#### [PROBLEM TO SOLVE]
Quote every line of the data below as it stands, omitting pictures.

· · ·

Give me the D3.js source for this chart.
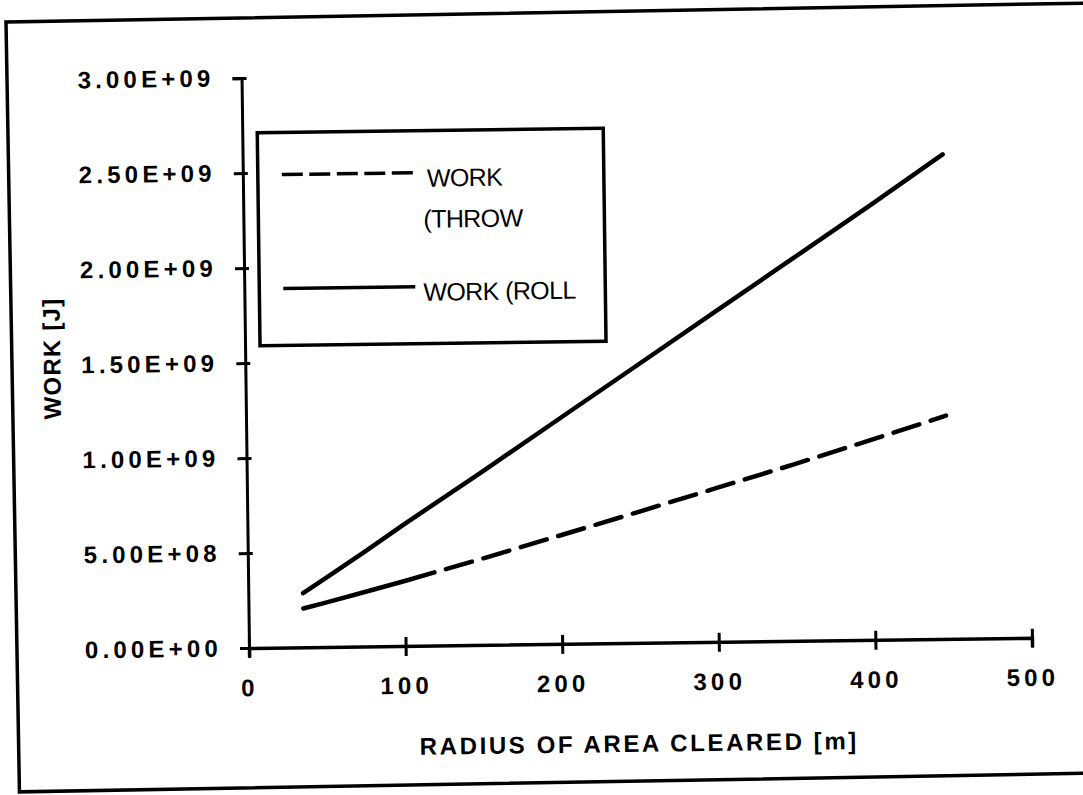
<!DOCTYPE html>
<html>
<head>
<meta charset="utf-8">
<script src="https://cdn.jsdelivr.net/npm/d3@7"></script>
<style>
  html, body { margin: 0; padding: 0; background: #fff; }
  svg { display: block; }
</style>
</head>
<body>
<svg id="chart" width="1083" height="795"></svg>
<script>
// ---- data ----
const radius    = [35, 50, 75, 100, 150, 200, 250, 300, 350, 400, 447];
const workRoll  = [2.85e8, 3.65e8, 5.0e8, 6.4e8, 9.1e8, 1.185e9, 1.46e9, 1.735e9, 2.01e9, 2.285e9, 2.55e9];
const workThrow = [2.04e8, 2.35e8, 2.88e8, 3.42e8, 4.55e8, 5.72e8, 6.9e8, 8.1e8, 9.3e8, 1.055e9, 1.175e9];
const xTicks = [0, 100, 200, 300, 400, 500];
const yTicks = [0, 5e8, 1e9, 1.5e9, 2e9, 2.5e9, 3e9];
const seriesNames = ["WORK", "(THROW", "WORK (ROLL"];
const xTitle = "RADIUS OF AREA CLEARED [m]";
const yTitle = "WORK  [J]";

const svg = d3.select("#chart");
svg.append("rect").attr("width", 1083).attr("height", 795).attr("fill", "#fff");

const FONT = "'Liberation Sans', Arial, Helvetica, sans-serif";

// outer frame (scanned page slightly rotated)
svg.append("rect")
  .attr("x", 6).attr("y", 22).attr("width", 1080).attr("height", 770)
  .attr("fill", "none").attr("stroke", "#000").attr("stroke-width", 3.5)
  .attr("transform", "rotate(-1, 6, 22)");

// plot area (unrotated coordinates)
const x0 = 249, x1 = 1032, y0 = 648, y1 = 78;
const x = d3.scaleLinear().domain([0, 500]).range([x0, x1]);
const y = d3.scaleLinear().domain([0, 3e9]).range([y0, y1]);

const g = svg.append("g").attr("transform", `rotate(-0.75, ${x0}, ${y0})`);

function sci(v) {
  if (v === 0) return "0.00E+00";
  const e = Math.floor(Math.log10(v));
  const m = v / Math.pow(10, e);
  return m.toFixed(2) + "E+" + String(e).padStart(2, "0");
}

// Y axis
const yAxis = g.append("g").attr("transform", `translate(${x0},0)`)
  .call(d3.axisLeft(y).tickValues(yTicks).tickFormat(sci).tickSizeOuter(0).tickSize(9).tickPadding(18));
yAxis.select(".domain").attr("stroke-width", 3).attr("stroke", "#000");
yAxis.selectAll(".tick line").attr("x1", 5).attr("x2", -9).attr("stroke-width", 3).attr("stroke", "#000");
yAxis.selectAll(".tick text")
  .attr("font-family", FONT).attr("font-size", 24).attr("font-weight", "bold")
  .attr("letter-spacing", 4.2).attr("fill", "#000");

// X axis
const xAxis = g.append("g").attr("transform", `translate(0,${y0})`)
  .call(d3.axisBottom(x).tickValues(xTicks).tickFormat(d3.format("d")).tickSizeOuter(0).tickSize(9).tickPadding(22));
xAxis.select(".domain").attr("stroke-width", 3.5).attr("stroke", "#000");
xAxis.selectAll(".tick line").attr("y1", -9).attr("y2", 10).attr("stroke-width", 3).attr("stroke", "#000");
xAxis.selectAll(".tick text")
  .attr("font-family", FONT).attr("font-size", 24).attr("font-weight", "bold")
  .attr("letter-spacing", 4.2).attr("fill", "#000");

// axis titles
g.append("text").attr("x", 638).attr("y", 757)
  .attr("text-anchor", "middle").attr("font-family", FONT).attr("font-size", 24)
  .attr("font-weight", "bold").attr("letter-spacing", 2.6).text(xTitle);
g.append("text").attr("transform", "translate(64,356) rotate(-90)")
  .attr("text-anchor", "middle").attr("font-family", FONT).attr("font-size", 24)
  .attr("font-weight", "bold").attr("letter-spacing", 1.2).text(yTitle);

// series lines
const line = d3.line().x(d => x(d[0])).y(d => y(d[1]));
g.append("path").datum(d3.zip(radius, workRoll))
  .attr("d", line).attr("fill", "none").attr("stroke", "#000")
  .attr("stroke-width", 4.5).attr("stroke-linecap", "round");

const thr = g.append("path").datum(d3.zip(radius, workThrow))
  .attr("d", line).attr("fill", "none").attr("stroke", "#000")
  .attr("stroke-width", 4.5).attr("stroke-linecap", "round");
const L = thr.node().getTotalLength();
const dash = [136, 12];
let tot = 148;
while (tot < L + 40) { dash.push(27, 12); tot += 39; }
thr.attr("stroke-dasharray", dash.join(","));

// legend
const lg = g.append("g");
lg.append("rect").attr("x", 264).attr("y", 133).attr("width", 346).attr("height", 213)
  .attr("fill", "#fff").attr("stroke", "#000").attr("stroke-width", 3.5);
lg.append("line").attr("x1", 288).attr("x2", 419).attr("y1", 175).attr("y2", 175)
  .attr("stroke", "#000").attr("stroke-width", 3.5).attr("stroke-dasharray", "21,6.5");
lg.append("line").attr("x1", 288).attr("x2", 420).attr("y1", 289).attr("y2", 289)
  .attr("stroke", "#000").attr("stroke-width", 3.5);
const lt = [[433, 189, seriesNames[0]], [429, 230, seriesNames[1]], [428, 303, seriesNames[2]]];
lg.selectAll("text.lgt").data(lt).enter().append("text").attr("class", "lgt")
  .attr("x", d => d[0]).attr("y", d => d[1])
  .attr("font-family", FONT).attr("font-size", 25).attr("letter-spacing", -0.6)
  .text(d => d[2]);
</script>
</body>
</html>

· · ·

#### [ANSWER TO THIS TASK]
Give me the D3.js source for this chart.
<!DOCTYPE html>
<html>
<head>
<meta charset="utf-8">
<script src="https://cdn.jsdelivr.net/npm/d3@7"></script>
<style>
  html, body { margin: 0; padding: 0; background: #fff; }
  svg { display: block; }
</style>
</head>
<body>
<svg id="chart" width="1083" height="795"></svg>
<script>
// ---- data ----
const radius    = [35, 50, 75, 100, 150, 200, 250, 300, 350, 400, 447];
const workRoll  = [2.85e8, 3.65e8, 5.0e8, 6.4e8, 9.1e8, 1.185e9, 1.46e9, 1.735e9, 2.01e9, 2.285e9, 2.55e9];
const workThrow = [2.04e8, 2.35e8, 2.88e8, 3.42e8, 4.55e8, 5.72e8, 6.9e8, 8.1e8, 9.3e8, 1.055e9, 1.175e9];
const xTicks = [0, 100, 200, 300, 400, 500];
const yTicks = [0, 5e8, 1e9, 1.5e9, 2e9, 2.5e9, 3e9];
const seriesNames = ["WORK", "(THROW", "WORK (ROLL"];
const xTitle = "RADIUS OF AREA CLEARED [m]";
const yTitle = "WORK  [J]";

const svg = d3.select("#chart");
svg.append("rect").attr("width", 1083).attr("height", 795).attr("fill", "#fff");

const FONT = "'Liberation Sans', Arial, Helvetica, sans-serif";

// outer frame (scanned page slightly rotated)
svg.append("rect")
  .attr("x", 6).attr("y", 22).attr("width", 1080).attr("height", 770)
  .attr("fill", "none").attr("stroke", "#000").attr("stroke-width", 3.5)
  .attr("transform", "rotate(-1, 6, 22)");

// plot area (unrotated coordinates)
const x0 = 249, x1 = 1032, y0 = 648, y1 = 78;
const x = d3.scaleLinear().domain([0, 500]).range([x0, x1]);
const y = d3.scaleLinear().domain([0, 3e9]).range([y0, y1]);

const g = svg.append("g").attr("transform", `rotate(-0.75, ${x0}, ${y0})`);

function sci(v) {
  if (v === 0) return "0.00E+00";
  const e = Math.floor(Math.log10(v));
  const m = v / Math.pow(10, e);
  return m.toFixed(2) + "E+" + String(e).padStart(2, "0");
}

// Y axis
const yAxis = g.append("g").attr("transform", `translate(${x0},0)`)
  .call(d3.axisLeft(y).tickValues(yTicks).tickFormat(sci).tickSizeOuter(0).tickSize(9).tickPadding(18));
yAxis.select(".domain").attr("stroke-width", 3).attr("stroke", "#000");
yAxis.selectAll(".tick line").attr("x1", 5).attr("x2", -9).attr("stroke-width", 3).attr("stroke", "#000");
yAxis.selectAll(".tick text")
  .attr("font-family", FONT).attr("font-size", 24).attr("font-weight", "bold")
  .attr("letter-spacing", 4.2).attr("fill", "#000");

// X axis
const xAxis = g.append("g").attr("transform", `translate(0,${y0})`)
  .call(d3.axisBottom(x).tickValues(xTicks).tickFormat(d3.format("d")).tickSizeOuter(0).tickSize(9).tickPadding(22));
xAxis.select(".domain").attr("stroke-width", 3.5).attr("stroke", "#000");
xAxis.selectAll(".tick line").attr("y1", -9).attr("y2", 10).attr("stroke-width", 3).attr("stroke", "#000");
xAxis.selectAll(".tick text")
  .attr("font-family", FONT).attr("font-size", 24).attr("font-weight", "bold")
  .attr("letter-spacing", 4.2).attr("fill", "#000");

// axis titles
g.append("text").attr("x", 638).attr("y", 757)
  .attr("text-anchor", "middle").attr("font-family", FONT).attr("font-size", 24)
  .attr("font-weight", "bold").attr("letter-spacing", 2.6).text(xTitle);
g.append("text").attr("transform", "translate(64,356) rotate(-90)")
  .attr("text-anchor", "middle").attr("font-family", FONT).attr("font-size", 24)
  .attr("font-weight", "bold").attr("letter-spacing", 1.2).text(yTitle);

// series lines
const line = d3.line().x(d => x(d[0])).y(d => y(d[1]));
g.append("path").datum(d3.zip(radius, workRoll))
  .attr("d", line).attr("fill", "none").attr("stroke", "#000")
  .attr("stroke-width", 4.5).attr("stroke-linecap", "round");

const thr = g.append("path").datum(d3.zip(radius, workThrow))
  .attr("d", line).attr("fill", "none").attr("stroke", "#000")
  .attr("stroke-width", 4.5).attr("stroke-linecap", "round");
const L = thr.node().getTotalLength();
const dash = [136, 12];
let tot = 148;
while (tot < L + 40) { dash.push(27, 12); tot += 39; }
thr.attr("stroke-dasharray", dash.join(","));

// legend
const lg = g.append("g");
lg.append("rect").attr("x", 264).attr("y", 133).attr("width", 346).attr("height", 213)
  .attr("fill", "#fff").attr("stroke", "#000").attr("stroke-width", 3.5);
lg.append("line").attr("x1", 288).attr("x2", 419).attr("y1", 175).attr("y2", 175)
  .attr("stroke", "#000").attr("stroke-width", 3.5).attr("stroke-dasharray", "21,6.5");
lg.append("line").attr("x1", 288).attr("x2", 420).attr("y1", 289).attr("y2", 289)
  .attr("stroke", "#000").attr("stroke-width", 3.5);
const lt = [[433, 189, seriesNames[0]], [429, 230, seriesNames[1]], [428, 303, seriesNames[2]]];
lg.selectAll("text.lgt").data(lt).enter().append("text").attr("class", "lgt")
  .attr("x", d => d[0]).attr("y", d => d[1])
  .attr("font-family", FONT).attr("font-size", 25).attr("letter-spacing", -0.6)
  .text(d => d[2]);
</script>
</body>
</html>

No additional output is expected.